US President Donald Trump tells 50 Muslim leaders in Saudi Arabia Sunday of his "hopes for a peaceful vision of Islam" a day after Washington took issue with Shiite Iran.
Trump's major speech on Islam takes place on his first foreign trip as president and in the cradle of the Islamic faith.
It also comes a day after the United States and the Sunni Gulf kingdom signed agreements worth more than $380 billion -- almost a third of that military-related.
"That was a tremendous day. Tremendous investments in the United States," Trump said on Saturday at talks with Saudi King Salman.
"Hundreds of billions of dollars of investments into the United States and jobs, jobs, jobs."
His Secretary of State Rex Tillerson set the tone on Saturday when he urged Iran's newly re-elected President Hassan Rouhani to dismantle his country's "network of terrorism".
Tillerson also said the new arms deals signed between Riyadh and Washington aim to help Saudi Arabia deal "with malign Iranian influence".
Sunday's speech on Islam would be onerous for any US president, but for the real estate billionaire-turned-politician, it has the potential to be a high-risk exercise.
The speech has been touted as a major event along the lines of a landmark address to the Islamic world given by his predecessor Barack Obama in Cairo in 2009.
It will be especially sensitive given tensions sparked by the Trump administration's attempted travel ban targeting several Muslim-majority nations and accusations of anti-Islamic rhetoric while campaigning.
Trump's influential national security adviser, HR McMaster, has said he will deliver "an inspiring, direct speech".
"He will meet and have lunch with leaders of more than 50 Muslim countries, where he will deliver an inspiring, direct speech on the need to confront radical ideology and the president's hopes for a peaceful vision of Islam," McMaster said ahead of the visit.
He'll be very blunt
A White House official, speaking on condition of anonymity, said the speech would be "uplifting".
"He'll talk about what unites us in uplifting terms, but he'll also be very blunt in talking about the need to confront extremism and the fact that many in the Muslim world have not only not done enough, they've actively abetted this extremism, even as some of them have talked a good game on the surface but in quiet, continue to fund extremism."
In December 2015, Trump told a campaign rally he was calling for a "total shutdown" of Muslims entering the United States "until our country's representatives can figure out what the hell is going on".
His words shocked many Americans, with Trump detractors noting that the US Constitution prohibits religious discrimination.
"I think Islam hates us.
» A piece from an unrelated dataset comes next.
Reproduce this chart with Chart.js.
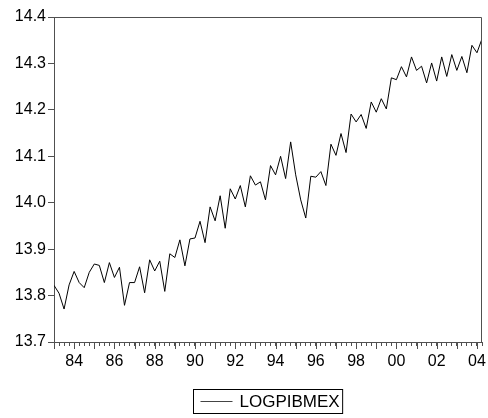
<!DOCTYPE html>
<html>
<head>
<meta charset="utf-8">
<script src="https://cdn.jsdelivr.net/npm/chart.js@4.4.1/dist/chart.umd.min.js"></script>
<style>
  html, body { margin: 0; padding: 0; background: #fff; }
  #wrap { width: 488px; height: 418px; }
</style>
</head>
<body>
<div id="wrap"><canvas id="chart" width="488" height="418"></canvas></div>
<script>
// quarterly series, 1983Q1 .. 2004Q2
const seriesName = "LOGPIBMEX";
const startYear = 1983;
const logPibMex = [
  13.822, 13.805, 13.771, 13.823, 13.852, 13.828, 13.817, 13.850,
  13.868, 13.865, 13.828, 13.871, 13.839, 13.861, 13.779, 13.828,
  13.828, 13.862, 13.806, 13.877, 13.853, 13.874, 13.809, 13.890,
  13.882, 13.920, 13.864, 13.922, 13.924, 13.960, 13.914, 13.991,
  13.961, 14.015, 13.945, 14.030, 14.008, 14.037, 13.991, 14.058,
  14.038, 14.045, 14.006, 14.080, 14.060, 14.100, 14.052, 14.131,
  14.060, 14.006, 13.967, 14.057, 14.055, 14.067, 14.037, 14.126,
  14.102, 14.149, 14.108, 14.191, 14.174, 14.190, 14.160, 14.217,
  14.195, 14.224, 14.202, 14.269, 14.265, 14.293, 14.271, 14.314,
  14.285, 14.294, 14.258, 14.301, 14.262, 14.314, 14.272, 14.319,
  14.285, 14.315, 14.280, 14.339, 14.323, 14.353
];
const yearLabels = ["84", "86", "88", "90", "92", "94", "96", "98", "00", "02", "04"];
const yMin = 13.7, yMax = 14.4, yStep = 0.1;

const points = logPibMex.map((v, i) => ({ x: i, y: v }));
const FONT = "'Liberation Sans', Arial, Helvetica, sans-serif";
const FRAME = "#505050";

// year ticks, top/right frame and the boxed legend
const eviewsBits = {
  id: "eviewsBits",
  afterDraw(chart) {
    const ctx = chart.ctx;
    const a = chart.chartArea;
    const xs = chart.scales.x;
    ctx.save();
    ctx.strokeStyle = FRAME;
    ctx.lineWidth = 1;
    ctx.beginPath();
    ctx.moveTo(Math.round(a.left) + 0.5, Math.round(a.top) + 0.5);
    ctx.lineTo(Math.round(a.right) - 0.5, Math.round(a.top) + 0.5);
    ctx.lineTo(Math.round(a.right) - 0.5, Math.round(a.bottom) + 0.5);
    ctx.stroke();
    // longer tick on first quarter of each year
    ctx.beginPath();
    for (let i = 0; i < logPibMex.length; i++) {
      if (i % 4 !== 0) continue;
      const px = Math.round(xs.getPixelForValue(i)) + 0.5;
      ctx.moveTo(px, a.bottom);
      ctx.lineTo(px, a.bottom + 7);
    }
    ctx.stroke();

    // legend, centred under the plot area
    ctx.font = "17px " + FONT;
    const tw = ctx.measureText(seriesName).width;
    const lineLen = 32, gap = 7, padL = 7, padR = 3;
    const w = padL + lineLen + gap + tw + padR;
    const h = 24;
    const left = Math.round((a.left + a.right) / 2 - w / 2) + 0.5;
    const top = 389.5;
    ctx.strokeStyle = "#000";
    ctx.strokeRect(left, top, w, h);
    ctx.strokeStyle = "#444";
    ctx.beginPath();
    ctx.moveTo(left + padL, top + h / 2);
    ctx.lineTo(left + padL + lineLen, top + h / 2);
    ctx.stroke();
    ctx.fillStyle = "#000";
    ctx.textBaseline = "middle";
    ctx.fillText(seriesName, left + padL + lineLen + gap, top + h / 2 + 1);
    ctx.restore();
  }
};

new Chart(document.getElementById("chart"), {
  type: "line",
  data: {
    datasets: [{
      label: seriesName,
      data: points,
      borderColor: "#000",
      borderWidth: 1,
      pointRadius: 0,
      tension: 0,
      fill: false
    }]
  },
  options: {
    responsive: false,
    animation: false,
    layout: { padding: { top: 17, right: 4, left: 0, bottom: 0 } },
    plugins: {
      legend: { display: false },
      tooltip: { enabled: false }
    },
    scales: {
      x: {
        type: "linear",
        min: 0,
        max: logPibMex.length - 1,
        afterFit: s => { s.height = 76; },
        grid: { drawOnChartArea: false, tickLength: 4, color: FRAME },
        border: { color: FRAME },
        ticks: {
          stepSize: 1,
          autoSkip: false,
          maxRotation: 0,
          padding: 6,
          color: "#000",
          font: { family: FONT, size: 16 },
          callback: v => (v % 8 === 4 ? yearLabels[(v - 4) / 8] : "")
        }
      },
      y: {
        min: yMin,
        max: yMax,
        afterFit: s => { s.width = 54; },
        grid: { drawOnChartArea: false, tickLength: 6, color: FRAME },
        border: { color: FRAME },
        ticks: {
          stepSize: yStep,
          padding: 2,
          color: "#000",
          font: { family: FONT, size: 16 },
          callback: v => v.toFixed(1)
        }
      }
    }
  },
  plugins: [eviewsBits]
});
</script>
</body>
</html>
There is a tremendous hatred there. We have to get to the bottom of it," Trump said in a March 2016 interview with CNN.
But now he is in the White House, Trump may chose a path not far removed from those of his predecessors, Obama and George W. Bush.
After Al-Qaeda claimed the 9/11 attacks on the United States, Bush visited a Washington mosque.
"Islam is peace," he said, insisting that "the face of terror is not the true faith of Islam".
And Obama chose Cairo University to deliver a speech detailing his vision of Islam in June 2009.
He addressed the world's 1.5 billion Muslims with the traditional Arabic greeting "Salam alaikum", and went on to call for "this cycle of suspicion and discord" to end.
Trump, who next travels to Israel and the Palestinian territories before visiting the Vatican, Brussels and Italy for NATO and G7 meetings, is looking to leave his domestic troubles behind.
James Comey, the former FBI chief fired by Trump, has agreed to testify publicly about Russian interference in the US elections.
Reports have also emerged that Trump called Comey "a nut job" and that the FBI have identified a senior White House official as a "significant person of interest" in its probe of Russian meddling.